- Set problem
Give a verbatim copy of the lines below, minus the pictures.
## BEGIN
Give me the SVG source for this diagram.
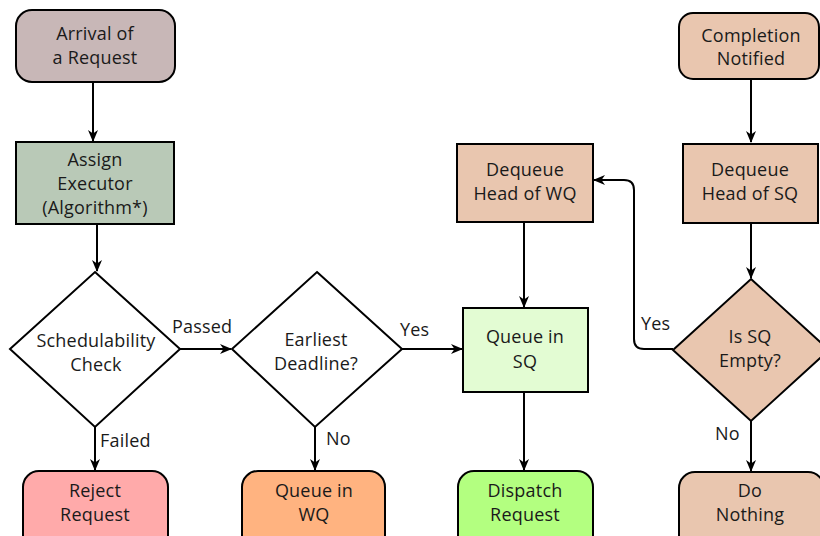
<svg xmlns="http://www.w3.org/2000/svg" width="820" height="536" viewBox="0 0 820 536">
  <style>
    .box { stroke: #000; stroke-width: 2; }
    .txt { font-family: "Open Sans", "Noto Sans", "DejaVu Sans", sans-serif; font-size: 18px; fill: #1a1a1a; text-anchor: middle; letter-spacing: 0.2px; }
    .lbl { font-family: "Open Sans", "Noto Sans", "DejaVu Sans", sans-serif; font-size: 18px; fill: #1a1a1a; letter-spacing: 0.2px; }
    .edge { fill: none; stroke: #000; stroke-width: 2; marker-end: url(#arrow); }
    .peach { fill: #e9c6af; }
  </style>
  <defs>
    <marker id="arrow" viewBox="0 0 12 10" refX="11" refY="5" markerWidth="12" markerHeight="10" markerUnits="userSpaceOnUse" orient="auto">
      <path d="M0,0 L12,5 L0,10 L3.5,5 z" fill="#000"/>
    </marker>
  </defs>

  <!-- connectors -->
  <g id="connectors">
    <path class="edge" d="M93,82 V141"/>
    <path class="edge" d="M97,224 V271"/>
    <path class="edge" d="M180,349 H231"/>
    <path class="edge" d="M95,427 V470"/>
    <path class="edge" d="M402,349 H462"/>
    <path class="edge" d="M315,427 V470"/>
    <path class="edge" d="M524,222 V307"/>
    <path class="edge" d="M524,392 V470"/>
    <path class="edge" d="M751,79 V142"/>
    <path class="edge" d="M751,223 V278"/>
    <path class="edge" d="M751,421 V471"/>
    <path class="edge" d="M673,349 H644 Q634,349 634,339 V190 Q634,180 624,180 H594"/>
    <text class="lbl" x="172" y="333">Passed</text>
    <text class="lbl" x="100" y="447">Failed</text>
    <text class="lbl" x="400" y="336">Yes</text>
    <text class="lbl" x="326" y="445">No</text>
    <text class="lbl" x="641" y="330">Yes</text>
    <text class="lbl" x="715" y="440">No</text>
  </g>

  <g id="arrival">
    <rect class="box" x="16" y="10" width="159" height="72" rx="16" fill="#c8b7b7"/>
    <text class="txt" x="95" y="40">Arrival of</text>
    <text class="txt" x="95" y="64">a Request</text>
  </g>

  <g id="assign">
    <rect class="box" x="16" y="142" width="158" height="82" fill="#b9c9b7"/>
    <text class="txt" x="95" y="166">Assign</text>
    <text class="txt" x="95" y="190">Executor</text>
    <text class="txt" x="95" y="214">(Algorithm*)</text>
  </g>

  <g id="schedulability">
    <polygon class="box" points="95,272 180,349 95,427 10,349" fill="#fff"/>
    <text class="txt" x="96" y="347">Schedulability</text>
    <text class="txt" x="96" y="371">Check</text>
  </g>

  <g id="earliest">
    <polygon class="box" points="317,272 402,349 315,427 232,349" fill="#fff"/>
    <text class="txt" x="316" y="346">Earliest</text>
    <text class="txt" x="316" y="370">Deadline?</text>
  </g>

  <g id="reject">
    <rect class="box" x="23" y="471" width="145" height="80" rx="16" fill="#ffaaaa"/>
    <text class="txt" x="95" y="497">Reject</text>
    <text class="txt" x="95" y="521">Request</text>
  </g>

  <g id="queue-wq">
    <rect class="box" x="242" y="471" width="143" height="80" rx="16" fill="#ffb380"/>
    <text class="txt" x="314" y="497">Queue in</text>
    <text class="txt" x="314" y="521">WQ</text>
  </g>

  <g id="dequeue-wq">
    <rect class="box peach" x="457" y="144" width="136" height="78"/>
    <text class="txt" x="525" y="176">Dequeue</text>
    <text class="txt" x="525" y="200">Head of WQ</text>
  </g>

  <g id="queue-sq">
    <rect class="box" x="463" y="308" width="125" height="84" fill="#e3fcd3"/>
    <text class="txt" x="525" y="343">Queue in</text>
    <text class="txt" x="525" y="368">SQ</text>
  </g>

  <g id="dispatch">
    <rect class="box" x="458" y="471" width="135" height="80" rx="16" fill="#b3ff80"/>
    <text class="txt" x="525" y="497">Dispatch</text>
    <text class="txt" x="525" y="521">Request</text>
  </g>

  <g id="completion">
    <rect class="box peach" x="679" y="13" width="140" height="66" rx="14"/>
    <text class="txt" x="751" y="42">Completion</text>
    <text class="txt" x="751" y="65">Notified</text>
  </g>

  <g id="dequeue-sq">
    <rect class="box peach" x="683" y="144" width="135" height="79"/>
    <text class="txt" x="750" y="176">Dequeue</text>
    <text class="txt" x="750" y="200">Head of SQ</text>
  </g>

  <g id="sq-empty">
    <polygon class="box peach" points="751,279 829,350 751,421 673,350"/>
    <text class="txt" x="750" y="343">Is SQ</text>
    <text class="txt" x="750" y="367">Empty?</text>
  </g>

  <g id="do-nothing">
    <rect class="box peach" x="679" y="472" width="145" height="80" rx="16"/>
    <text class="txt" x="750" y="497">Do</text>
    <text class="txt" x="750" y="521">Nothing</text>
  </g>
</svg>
## END
- The solution
Give me the SVG source for this diagram.
<svg xmlns="http://www.w3.org/2000/svg" width="820" height="536" viewBox="0 0 820 536">
  <style>
    .box { stroke: #000; stroke-width: 2; }
    .txt { font-family: "Open Sans", "Noto Sans", "DejaVu Sans", sans-serif; font-size: 18px; fill: #1a1a1a; text-anchor: middle; letter-spacing: 0.2px; }
    .lbl { font-family: "Open Sans", "Noto Sans", "DejaVu Sans", sans-serif; font-size: 18px; fill: #1a1a1a; letter-spacing: 0.2px; }
    .edge { fill: none; stroke: #000; stroke-width: 2; marker-end: url(#arrow); }
    .peach { fill: #e9c6af; }
  </style>
  <defs>
    <marker id="arrow" viewBox="0 0 12 10" refX="11" refY="5" markerWidth="12" markerHeight="10" markerUnits="userSpaceOnUse" orient="auto">
      <path d="M0,0 L12,5 L0,10 L3.5,5 z" fill="#000"/>
    </marker>
  </defs>

  <!-- connectors -->
  <g id="connectors">
    <path class="edge" d="M93,82 V141"/>
    <path class="edge" d="M97,224 V271"/>
    <path class="edge" d="M180,349 H231"/>
    <path class="edge" d="M95,427 V470"/>
    <path class="edge" d="M402,349 H462"/>
    <path class="edge" d="M315,427 V470"/>
    <path class="edge" d="M524,222 V307"/>
    <path class="edge" d="M524,392 V470"/>
    <path class="edge" d="M751,79 V142"/>
    <path class="edge" d="M751,223 V278"/>
    <path class="edge" d="M751,421 V471"/>
    <path class="edge" d="M673,349 H644 Q634,349 634,339 V190 Q634,180 624,180 H594"/>
    <text class="lbl" x="172" y="333">Passed</text>
    <text class="lbl" x="100" y="447">Failed</text>
    <text class="lbl" x="400" y="336">Yes</text>
    <text class="lbl" x="326" y="445">No</text>
    <text class="lbl" x="641" y="330">Yes</text>
    <text class="lbl" x="715" y="440">No</text>
  </g>

  <g id="arrival">
    <rect class="box" x="16" y="10" width="159" height="72" rx="16" fill="#c8b7b7"/>
    <text class="txt" x="95" y="40">Arrival of</text>
    <text class="txt" x="95" y="64">a Request</text>
  </g>

  <g id="assign">
    <rect class="box" x="16" y="142" width="158" height="82" fill="#b9c9b7"/>
    <text class="txt" x="95" y="166">Assign</text>
    <text class="txt" x="95" y="190">Executor</text>
    <text class="txt" x="95" y="214">(Algorithm*)</text>
  </g>

  <g id="schedulability">
    <polygon class="box" points="95,272 180,349 95,427 10,349" fill="#fff"/>
    <text class="txt" x="96" y="347">Schedulability</text>
    <text class="txt" x="96" y="371">Check</text>
  </g>

  <g id="earliest">
    <polygon class="box" points="317,272 402,349 315,427 232,349" fill="#fff"/>
    <text class="txt" x="316" y="346">Earliest</text>
    <text class="txt" x="316" y="370">Deadline?</text>
  </g>

  <g id="reject">
    <rect class="box" x="23" y="471" width="145" height="80" rx="16" fill="#ffaaaa"/>
    <text class="txt" x="95" y="497">Reject</text>
    <text class="txt" x="95" y="521">Request</text>
  </g>

  <g id="queue-wq">
    <rect class="box" x="242" y="471" width="143" height="80" rx="16" fill="#ffb380"/>
    <text class="txt" x="314" y="497">Queue in</text>
    <text class="txt" x="314" y="521">WQ</text>
  </g>

  <g id="dequeue-wq">
    <rect class="box peach" x="457" y="144" width="136" height="78"/>
    <text class="txt" x="525" y="176">Dequeue</text>
    <text class="txt" x="525" y="200">Head of WQ</text>
  </g>

  <g id="queue-sq">
    <rect class="box" x="463" y="308" width="125" height="84" fill="#e3fcd3"/>
    <text class="txt" x="525" y="343">Queue in</text>
    <text class="txt" x="525" y="368">SQ</text>
  </g>

  <g id="dispatch">
    <rect class="box" x="458" y="471" width="135" height="80" rx="16" fill="#b3ff80"/>
    <text class="txt" x="525" y="497">Dispatch</text>
    <text class="txt" x="525" y="521">Request</text>
  </g>

  <g id="completion">
    <rect class="box peach" x="679" y="13" width="140" height="66" rx="14"/>
    <text class="txt" x="751" y="42">Completion</text>
    <text class="txt" x="751" y="65">Notified</text>
  </g>

  <g id="dequeue-sq">
    <rect class="box peach" x="683" y="144" width="135" height="79"/>
    <text class="txt" x="750" y="176">Dequeue</text>
    <text class="txt" x="750" y="200">Head of SQ</text>
  </g>

  <g id="sq-empty">
    <polygon class="box peach" points="751,279 829,350 751,421 673,350"/>
    <text class="txt" x="750" y="343">Is SQ</text>
    <text class="txt" x="750" y="367">Empty?</text>
  </g>

  <g id="do-nothing">
    <rect class="box peach" x="679" y="472" width="145" height="80" rx="16"/>
    <text class="txt" x="750" y="497">Do</text>
    <text class="txt" x="750" y="521">Nothing</text>
  </g>
</svg>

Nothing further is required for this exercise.